SPE Innovation Award for Röchling… The automobile industry is looking for the perfect balance between different needs. On the one hand, there is a high demand for improved engine response, enhanced fuel efficiency and reduced emissions. However, this demand can only be satisfied using additional technical components - and weight, fuel consumption and CO2 emissions increase as a result. Röchling Automotive has developed a turbocharged air duct which perfectly meets the needs for better engine response as well as improved fuel economy and reduced emissions. Featuring a significant weight reduction and an optimized space-saving architecture, this environmentally friendly application is 100% recyclable. The air duct is currently in successful use in 2.0-liter turbocharged gasoline and diesel engines produced by a German premium car manufacturer and has been presented with the prestigious SPE (Society of Plastics Engineers) Innovation Award in the "powertrain" category.

Enhancing Performance and Comfort

Röchling Automotive's award-winning solution transports the air into the engine after it has been compressed by the turbocharger and cooled down by the charge air cooler. The turbocharged air duct weighs 1.4 kg less than its predecessor. This is partly the result of a reduced number of parts, for example due to the omission of several rubber hoses and metal clamps. Thanks to the more compact design, it was possible to reduce the packaging space in the engine compartment. Also, vibrations or movements of the air duct are now absorbed by the whole component instead of this happening at certain specified positions only, so it was also possible to reduce the distance to other parts.
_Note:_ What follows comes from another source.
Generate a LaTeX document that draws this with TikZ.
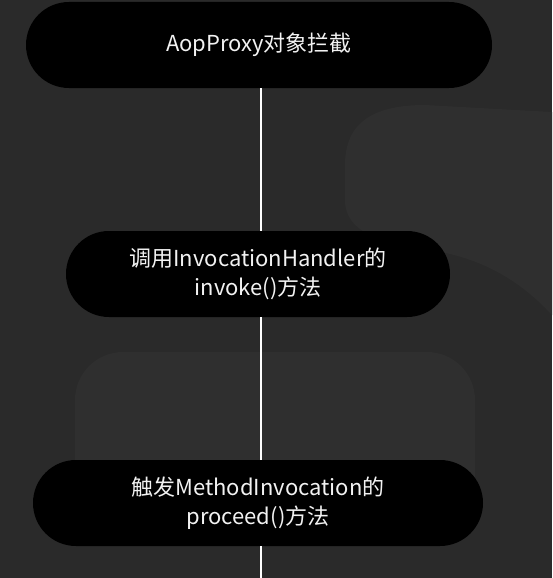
\documentclass[tikz,border=0pt]{standalone}
\usepackage{fontspec}
\setmainfont{Noto Sans CJK SC}
\definecolor{bgcol}{HTML}{2A2A2A}
\definecolor{lobecol}{HTML}{2F2F2F}
\definecolor{txtcol}{HTML}{F2F2F2}

\begin{document}
\begin{tikzpicture}[x=1pt, y=-1pt,
    pill/.style = {fill=black, rounded corners=43pt, minimum height=86pt,
      text=txtcol, align=center, font=\fontsize{22}{28.5}\selectfont, inner sep=0pt},
    link/.style = {draw=white, line width=2pt}]
    \useasboundingbox (0,0) rectangle (552,578);
    \fill[bgcol] (0,0) rectangle (552,578);
    % faint background shapes
    \fill[lobecol] (345,200) -- (345,165) .. controls (345,125) and (370,105) .. (425,105)
      -- (552,112) -- (552,315) .. controls (515,275) and (475,257) .. (430,250)
      .. controls (380,243) and (345,232) .. (345,200) -- cycle;
    \fill[lobecol, rounded corners=48pt] (75,540) -- (75,352) -- (475,352) -- (475,540) -- cycle;

    \node[pill, minimum width=466pt] (proxy) at (259, 45) {AopProxy对象拦截};
    \node[pill, minimum width=384pt] (invoke) at (258, 274)
      {调用InvocationHandler的\\invoke()方法};
    \node[pill, minimum width=450pt] (proceed) at (258, 503)
      {触发MethodInvocation的\\proceed()方法};
    \coordinate (tail) at (261, 578);

    \draw[link] ([xshift=2pt]proxy.south) -- ([xshift=3pt]invoke.north);
    \draw[link] ([xshift=3pt]invoke.south) -- ([xshift=3pt]proceed.north);
    \draw[link] ([xshift=3pt]proceed.south) -- (tail);
\end{tikzpicture}
\end{document}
In addition, the quality improves significantly because the risk of leakage at the connections virtually no longer exists as the number of connections has been reduced considerably. Since the air duct is able to decouple engine movements from the intercooler by itself, there was no need to design bellows for this solution.

Here's Dr. Ing. Fabrizio Chini, who is responsible for the engine air intake product line at Röchling Automotive: "This design reduces pressure losses and the turbine work necessary at high engine loads, and this in turn saves energy for the pumping work done inside the turbocharger while maintaining the same boost pressure at the air-intake valves. Additionally, we rearranged the acoustic properties in a positive way."